Manitowoc MLC650 successfully completes load test
The Manitowoc MLC650 crawler crane has successfully completed the required load test to validate its maximum lifting capacity. The crane lifted 650 t (717 USt) of test weights, making the crane’s advertised capacity official.
Dustin Soerens, marketing manager for lattice cranes at Manitowoc, said the test went as expected.
“The lift went very smoothly. It was a momentous occasion for everyone at Manitowoc that has worked so hard to make this crane a reality,” he said. “A large group of engineers witnessed the test lift and were very pleased with how the crane performed under load.”

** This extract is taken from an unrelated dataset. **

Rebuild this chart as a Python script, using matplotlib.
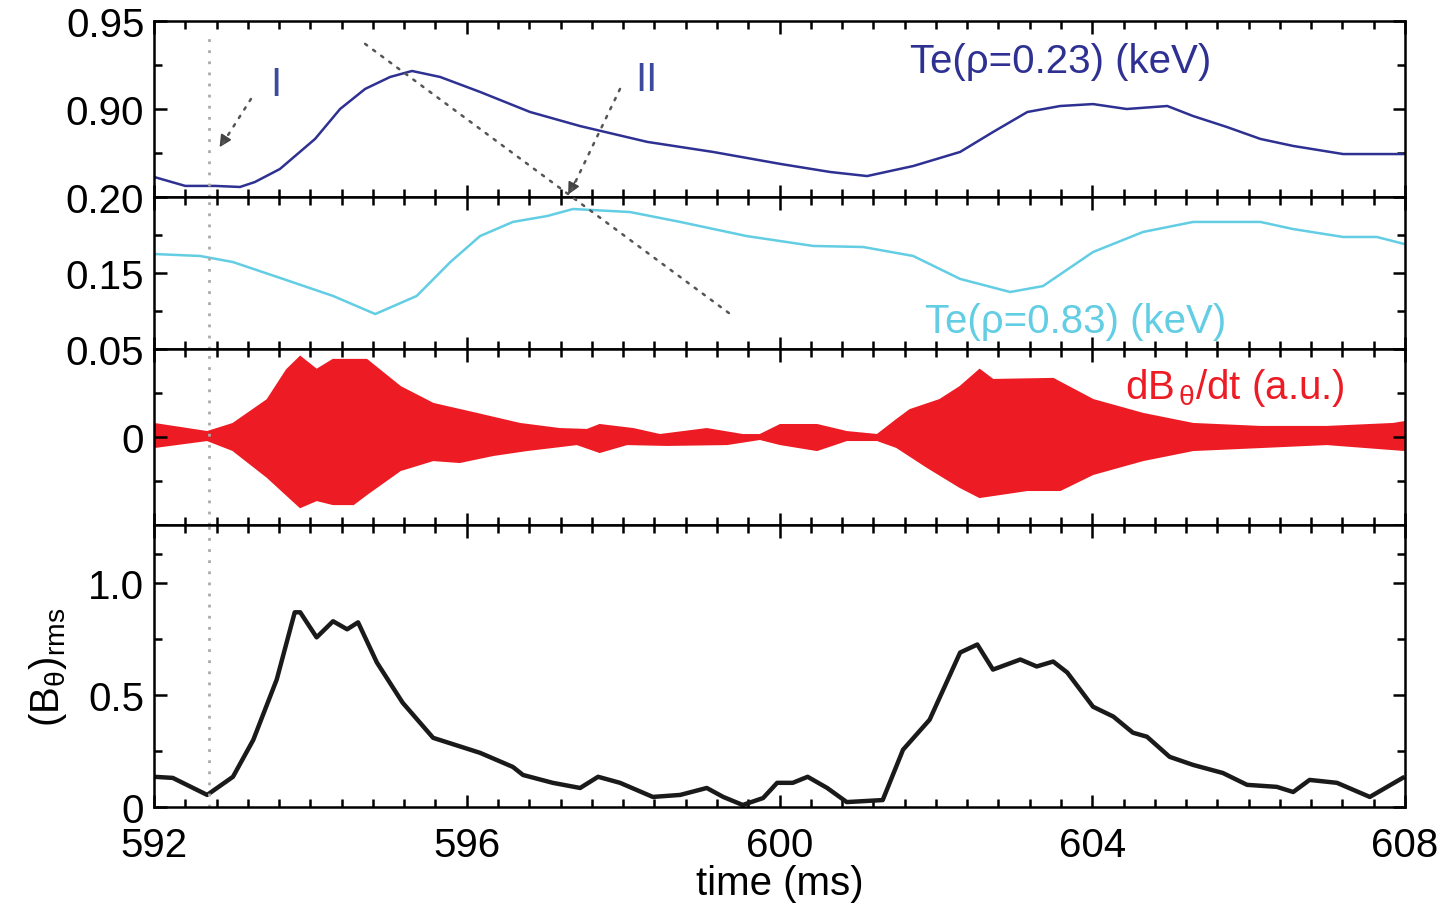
import numpy as np
import matplotlib
matplotlib.use('Agg')
import matplotlib.pyplot as plt
from matplotlib.patches import ConnectionPatch
from matplotlib.ticker import MultipleLocator, FixedLocator

plt.rcParams['font.family'] = ['Liberation Sans', 'DejaVu Sans']
plt.rcParams['mathtext.fontset'] = 'custom'
plt.rcParams['mathtext.rm'] = 'Liberation Sans'
plt.rcParams['mathtext.it'] = 'Liberation Sans:italic'
plt.rcParams['mathtext.default'] = 'regular'

# core electron temperature, rho = 0.23 (keV)
t_core = [592.00, 592.40, 592.78, 593.10, 593.29, 593.61, 594.06, 594.38, 594.70,
          595.02, 595.30, 595.66, 596.17, 596.81, 597.45, 598.31, 599.15, 600.01,
          600.65, 601.12, 601.71, 602.31, 602.73, 603.17, 603.59, 604.01, 604.44,
          604.96, 605.29, 605.72, 606.15, 606.57, 607.21, 607.97]
te_core = [0.8614, 0.8563, 0.8563, 0.8557, 0.8585, 0.8659, 0.8830, 0.9000, 0.9114,
           0.9182, 0.9216, 0.9182, 0.9097, 0.8983, 0.8903, 0.8813, 0.8756, 0.8688,
           0.8642, 0.8619, 0.8676, 0.8756, 0.8869, 0.8983, 0.9017, 0.9028, 0.9000,
           0.9017, 0.8960, 0.8898, 0.8830, 0.8790, 0.8744, 0.8744]

# edge electron temperature, rho = 0.83 (keV)
t_edge = [592.00, 592.59, 593.01, 593.65, 594.29, 594.83, 595.36, 595.79, 596.17,
          596.59, 597.03, 597.36, 598.09, 598.73, 599.58, 600.43, 601.07, 601.71,
          602.31, 602.95, 603.37, 604.01, 604.65, 605.29, 606.15, 606.57, 607.21,
          607.64, 607.99]
te_edge = [0.1625, 0.1612, 0.1572, 0.1461, 0.1349, 0.1230, 0.1349, 0.1572, 0.1743,
           0.1836, 0.1875, 0.1921, 0.1901, 0.1836, 0.1743, 0.1678, 0.1671, 0.1612,
           0.1461, 0.1375, 0.1414, 0.1638, 0.1770, 0.1836, 0.1836, 0.1789, 0.1737,
           0.1737, 0.1691]

# Mirnov signal envelope dB_theta/dt (a.u.)
t_env_hi = [592.00, 592.68, 593.01, 593.45, 593.70, 593.87, 594.08, 594.29, 594.72,
            595.15, 595.57, 596.13, 596.68, 597.19, 597.54, 597.70, 598.13, 598.47,
            599.07, 599.53, 599.75, 600.01, 600.48, 600.86, 601.25, 601.50, 601.67,
            602.05, 602.31, 602.56, 602.73, 603.50, 604.01, 604.65, 605.29, 606.15,
            607.00, 607.85, 608.00]
env_hi = [0.0074, 0.0028, 0.0074, 0.0210, 0.0381, 0.0455, 0.0381, 0.0438, 0.0438,
          0.0284, 0.0188, 0.0131, 0.0074, 0.0045, 0.0040, 0.0068, 0.0045, 0.0011,
          0.0045, 0.0011, 0.0011, 0.0068, 0.0068, 0.0028, 0.0011, 0.0097, 0.0153,
          0.0210, 0.0284, 0.0381, 0.0324, 0.0330, 0.0210, 0.0131, 0.0074, 0.0057,
          0.0057, 0.0074, 0.0085]
t_env_lo = [592.00, 592.68, 593.01, 593.45, 593.87, 594.08, 594.29, 594.55, 594.72,
            595.15, 595.57, 595.91, 596.34, 596.77, 597.41, 597.70, 598.05, 598.56,
            599.33, 599.75, 600.01, 600.48, 600.86, 601.25, 601.50, 601.89, 602.31,
            602.56, 603.17, 603.59, 604.01, 604.65, 605.29, 606.15, 607.00, 608.00]
env_lo = [-0.0057, -0.0017, -0.0074, -0.0227, -0.0398, -0.0358, -0.0381, -0.0381,
          -0.0324, -0.0188, -0.0131, -0.0142, -0.0102, -0.0074, -0.0040, -0.0085,
          -0.0040, -0.0045, -0.0040, -0.0011, -0.0040, -0.0074, -0.0017, -0.0017,
          -0.0057, -0.0170, -0.0284, -0.0341, -0.0301, -0.0301, -0.0210, -0.0131,
          -0.0074, -0.0057, -0.0040, -0.0074]

# rms amplitude of B_theta
t_rms = [592.00, 592.24, 592.68, 593.01, 593.27, 593.57, 593.80, 593.87, 594.08,
         594.29, 594.47, 594.61, 594.85, 595.18, 595.57, 596.17, 596.59, 596.72,
         597.10, 597.45, 597.68, 597.96, 598.38, 598.73, 599.07, 599.28, 599.53,
         599.79, 599.97, 600.17, 600.36, 600.61, 600.86, 601.32, 601.58, 601.92,
         602.31, 602.53, 602.73, 603.08, 603.29, 603.50, 603.68, 604.01, 604.27,
         604.52, 604.70, 604.99, 605.29, 605.67, 605.98, 606.36, 606.57, 606.78,
         607.13, 607.55, 607.97]
b_rms = [0.135, 0.130, 0.054, 0.135, 0.300, 0.570, 0.870, 0.870, 0.758, 0.830,
         0.794, 0.825, 0.646, 0.466, 0.309, 0.242, 0.179, 0.143, 0.108, 0.085,
         0.135, 0.108, 0.045, 0.054, 0.085, 0.045, 0.009, 0.040, 0.108, 0.108,
         0.135, 0.085, 0.022, 0.031, 0.256, 0.390, 0.690, 0.726, 0.614, 0.659,
         0.628, 0.650, 0.601, 0.448, 0.404, 0.332, 0.314, 0.224, 0.188, 0.152,
         0.099, 0.090, 0.067, 0.121, 0.108, 0.045, 0.130]

t_mark = 592.70
blue = '#2e3192'
cyan = '#62cde3'
red = '#ed1c24'
fs = 29

fig = plt.figure(figsize=(14.41, 9.04), dpi=100)
left, width = 154 / 1441, 1251 / 1441
edges = [22, 198, 350, 526, 808]
axes = []
for i in range(4):
    bottom = 1 - edges[i + 1] / 904
    height = (edges[i + 1] - edges[i]) / 904
    axes.append(fig.add_axes([left, bottom, width, height]))
ax1, ax2, ax3, ax4 = axes

for ax in axes:
    ax.set_xlim(592, 608)
    ax.xaxis.set_major_locator(MultipleLocator(4))
    ax.xaxis.set_minor_locator(MultipleLocator(0.4))
    ax.tick_params(which='both', direction='in', top=True, right=True,
                   labelsize=fs, width=1.8)
    ax.tick_params(axis='y', pad=7)
    ax.tick_params(axis='x', pad=14)
    ax.tick_params(which='major', length=9)
    ax.tick_params(which='minor', length=6)
    for s in ax.spines.values():
        s.set_linewidth(1.8)
    if ax is not ax4:
        ax.tick_params(labelbottom=False)

# panel 1
ax1.plot(t_core, te_core, color=blue, lw=1.8)
ax1.set_ylim(0.85, 0.95)
ax1.set_yticks([0.85, 0.90, 0.95])
ax1.set_yticklabels(['', '0.90', '0.95'])
ax1.yaxis.set_minor_locator(FixedLocator([0.875, 0.925]))
ax1.text(601.67, 0.9273, 'Te(\u03c1=0.23) (keV)', color=blue, fontsize=fs,
         va='center', ha='left')
ax1.text(593.56, 0.914, 'I', color='#3b4a9c', fontsize=fs, va='center', ha='center')
ax1.text(598.3, 0.917, 'II', color='#3b4a9c', fontsize=fs, va='center', ha='center')

# panel 2
ax2.plot(t_edge, te_edge, color=cyan, lw=1.8)
ax2.set_ylim(0.10, 0.20)
ax2.set_yticks([0.10, 0.15, 0.20])
ax2.set_yticklabels(['', '0.15', '0.20'])
ax2.yaxis.set_minor_locator(FixedLocator([0.125, 0.175]))
ax2.text(601.86, 0.1184, 'Te(\u03c1=0.83) (keV)', color=cyan, fontsize=fs,
         va='center', ha='left')

# panel 3
ax3.fill(np.concatenate([t_env_hi, t_env_lo[::-1]]),
         np.concatenate([env_hi, env_lo[::-1]]), color=red, lw=1.5, ec=red)
ax3.set_ylim(-0.05, 0.05)
ax3.set_yticks([-0.05, 0, 0.05])
ax3.set_yticklabels(['', '0', '0.05'])
ax3.yaxis.set_minor_locator(FixedLocator([-0.025, 0.025]))
ax3.text(604.42, 0.0284, 'dB$_{\\,\\theta}$/dt (a.u.)', color=red, fontsize=fs,
         va='center', ha='left')

# panel 4
ax4.plot(t_rms, b_rms, color='#1a1a1a', lw=3.2)
ax4.set_ylim(0, 1.26)
ax4.set_yticks([0, 0.5, 1.0])
ax4.set_yticklabels(['0', '0.5', '1.0'])
ax4.yaxis.set_minor_locator(FixedLocator([0.25, 0.75, 1.13]))
ax4.set_xticks([592, 596, 600, 604, 608])
ax4.set_xticklabels(['592', '596', '600', '604', '608'])
ax4.set_xlabel('time (ms)', fontsize=fs, labelpad=0)
ax4.set_ylabel('(B$_\\theta$)$_{rms}$', fontsize=fs, labelpad=14)

# vertical marker through all panels
dots = (0, (1, 3))
for ax in axes:
    top = 0.94 if ax is ax1 else 1
    ax.axvline(t_mark, ymin=0, ymax=top, color='#aaaaaa', lw=2, ls=dots)

# diagonal guide crossing the two temperature panels
diag = ConnectionPatch(xyA=(594.70, 0.937), coordsA=ax1.transData,
                       xyB=(599.37, 0.123), coordsB=ax2.transData,
                       color='#555555', lw=1.8, ls=dots)
fig.add_artist(diag)

# arrows I and II
arr1 = ConnectionPatch(xyA=(593.24, 0.9057), coordsA=ax1.transData,
                       xyB=(592.85, 0.8784), coordsB=ax1.transData,
                       color='#555555', lw=1.8, ls=dots)
arr2 = ConnectionPatch(xyA=(597.96, 0.9114), coordsA=ax1.transData,
                       xyB=(597.34, 0.8540), coordsB=ax1.transData,
                       color='#555555', lw=1.8, ls=dots)
fig.add_artist(arr1)
fig.add_artist(arr2)
ax1.annotate('', xy=(592.82, 0.8770), xytext=(592.92, 0.8840),
             arrowprops=dict(arrowstyle='-|>', color='#444444', lw=1.2,
                             mutation_scale=18))
ax1.annotate('', xy=(597.28, 0.8500), xytext=(597.40, 0.8600),
             arrowprops=dict(arrowstyle='-|>', color='#444444', lw=1.2,
                             mutation_scale=18))

fig.savefig('out.png', dpi=100)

The MLC650 is on schedule and working perfectly, which means it’s only a matter of time before the crane is ready for the global market. It has a 104 m (341 ft) maximum main boom length and a luffing jib that can be added to reach a maximum combination of 157 m (515 ft).

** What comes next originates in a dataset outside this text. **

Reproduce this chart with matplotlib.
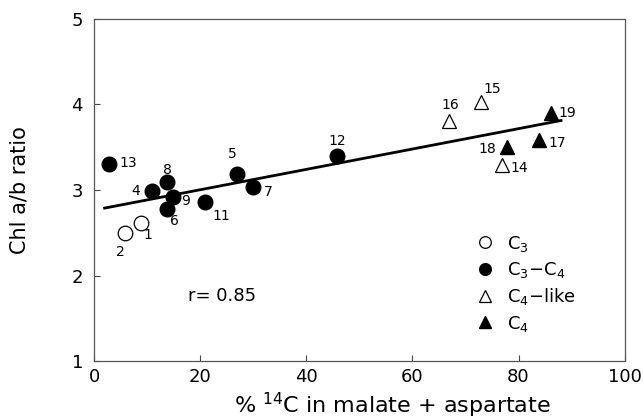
import matplotlib.pyplot as plt
import numpy as np

# % 14C in malate + aspartate vs Chl a/b ratio, numbered species
c3_x = [8.9, 5.8]
c3_y = [2.61, 2.50]
c3_ids = ['1', '2']

c3c4_x = [10.9, 26.9, 13.8, 29.9, 13.8, 14.9, 20.9, 45.8, 2.8]
c3c4_y = [2.99, 3.19, 2.78, 3.04, 3.09, 2.92, 2.86, 3.40, 3.30]
c3c4_ids = ['4', '5', '6', '7', '8', '9', '11', '12', '13']

c4like_x = [76.8, 72.9, 66.9]
c4like_y = [3.29, 4.03, 3.81]
c4like_ids = ['14', '15', '16']

c4_x = [83.8, 77.8, 86.1]
c4_y = [3.58, 3.50, 3.90]
c4_ids = ['17', '18', '19']

# regression line
fit_x = [2, 88]
fit_slope = 0.0119
fit_icept = 2.765
r_text = 'r= 0.85'

# label offsets (points) for each species number
offsets = {
    '1': (5, -8), '2': (-3, -14), '4': (-12, 0), '5': (-3, 14),
    '6': (5, -9), '7': (11, -4), '8': (0, 9), '9': (9, -3),
    '11': (12, -10), '12': (0, 11), '13': (14, 1), '14': (13, -2),
    '15': (8, 9), '16': (1, 11), '17': (13, -2), '18': (-14, -1),
    '19': (12, 0),
}

fig = plt.figure(figsize=(6.44, 4.19), dpi=100)
ax = fig.add_axes([0.146, 0.138, 0.824, 0.817])

ax.plot(fit_x, [fit_icept + fit_slope * v for v in fit_x], color='black', lw=2, zorder=1)

ms = 10.5
ax.plot(c3_x, c3_y, 'o', mfc='white', mec='black', mew=0.9, ms=ms, ls='none',
        label=r'$\mathregular{C_3}$')
ax.plot(c3c4_x, c3c4_y, 'o', mfc='black', mec='black', ms=ms, ls='none',
        label=r'$\mathregular{C_3}$$-$$\mathregular{C_4}$')
ax.plot(c4like_x, c4like_y, '^', mfc='white', mec='black', mew=0.9, ms=ms, ls='none',
        label=r'$\mathregular{C_4}$$-$like')
ax.plot(c4_x, c4_y, '^', mfc='black', mec='black', ms=ms, ls='none',
        label=r'$\mathregular{C_4}$')

for xs, ys, ids in [(c3_x, c3_y, c3_ids), (c3c4_x, c3c4_y, c3c4_ids),
                    (c4like_x, c4like_y, c4like_ids), (c4_x, c4_y, c4_ids)]:
    for x, y, s in zip(xs, ys, ids):
        ax.annotate(s, (x, y), xytext=offsets[s], textcoords='offset points',
                    ha='center', va='center', fontsize=10)

ax.text(17.7, 1.76, r_text, fontsize=13, ha='left', va='center')

ax.set_xlim(0, 100)
ax.set_ylim(1, 5)
ax.set_xticks([0, 20, 40, 60, 80, 100])
ax.set_yticks([1, 2, 3, 4, 5])
ax.tick_params(direction='in', length=4, width=0.8, labelsize=13, color='#444')
ax.tick_params(axis='x', pad=5)
ax.tick_params(axis='y', pad=8)
for sp in ax.spines.values():
    sp.set_color('#555')
    sp.set_linewidth(0.9)

ax.set_xlabel(r'% $^{\mathregular{14}}$C in malate + aspartate', fontsize=16)
ax.xaxis.set_label_coords(0.563, -0.128)
ax.xaxis.label.set_va('center')
ax.set_ylabel('Chl a/b ratio', fontsize=15)
ax.yaxis.set_label_coords(-0.141, 0.5)
ax.yaxis.label.set_va('center')

leg = ax.legend(loc='upper left', bbox_to_anchor=(0.69, 0.42), frameon=False,
                fontsize=13, markerscale=0.8, handlelength=1.0, handletextpad=0.7,
                labelspacing=0.35, numpoints=1)

fig.savefig('out.png', dpi=100)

“This crane also features the innovative Variable Position Counterweight (VPC) technology, which worked perfectly to position the counterweight for each of the load scenarios,” he said.

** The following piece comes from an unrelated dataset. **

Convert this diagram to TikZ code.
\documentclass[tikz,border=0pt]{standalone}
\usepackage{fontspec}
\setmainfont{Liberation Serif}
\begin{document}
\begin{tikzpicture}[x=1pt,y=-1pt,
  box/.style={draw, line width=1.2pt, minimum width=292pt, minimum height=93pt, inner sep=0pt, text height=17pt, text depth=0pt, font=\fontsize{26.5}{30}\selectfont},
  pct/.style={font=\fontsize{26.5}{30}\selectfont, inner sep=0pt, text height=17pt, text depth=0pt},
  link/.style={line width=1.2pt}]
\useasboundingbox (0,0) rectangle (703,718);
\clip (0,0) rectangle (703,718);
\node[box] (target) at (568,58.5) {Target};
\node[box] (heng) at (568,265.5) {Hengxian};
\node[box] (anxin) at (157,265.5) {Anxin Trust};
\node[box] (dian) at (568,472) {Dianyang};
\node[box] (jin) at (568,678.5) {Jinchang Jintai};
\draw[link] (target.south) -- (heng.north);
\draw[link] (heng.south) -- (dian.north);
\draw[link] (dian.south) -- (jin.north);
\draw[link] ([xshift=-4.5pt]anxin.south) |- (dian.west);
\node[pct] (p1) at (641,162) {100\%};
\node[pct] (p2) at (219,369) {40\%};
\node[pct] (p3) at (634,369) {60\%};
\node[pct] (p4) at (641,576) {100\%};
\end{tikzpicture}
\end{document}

The VPC system automatically positions the counterweight to fit the required lift. Advantages for customers include reduced ground preparation, lower ground-bearing pressure and less counterweight, all without sacrificing capacity. Also, customers will not have to buy, transport or install as much counterweight compared with a traditional configuration.
“We performed a max load test, a max moment test and a variety of lifts utilizing different positions of the VPC, and they all were completed flawlessly,” Soerens said.
The crane was fitted with hundreds of strain gauges that measured the tension and compression of the steel components of the crane while lifting. For the max load moment test, the crane was positioned to apply the maximum stresses through the structure, such as the boom positioned over the corner of the crawler crane.
“The successful completion of the max loading tests is a positive sign that the rest of the structural testing will go smoothly,” he said. “Typically, if any major design changes would be required, they’re found during the max load test. We can now rest assured that we’re well on our way to releasing this innovative crane to the global market.”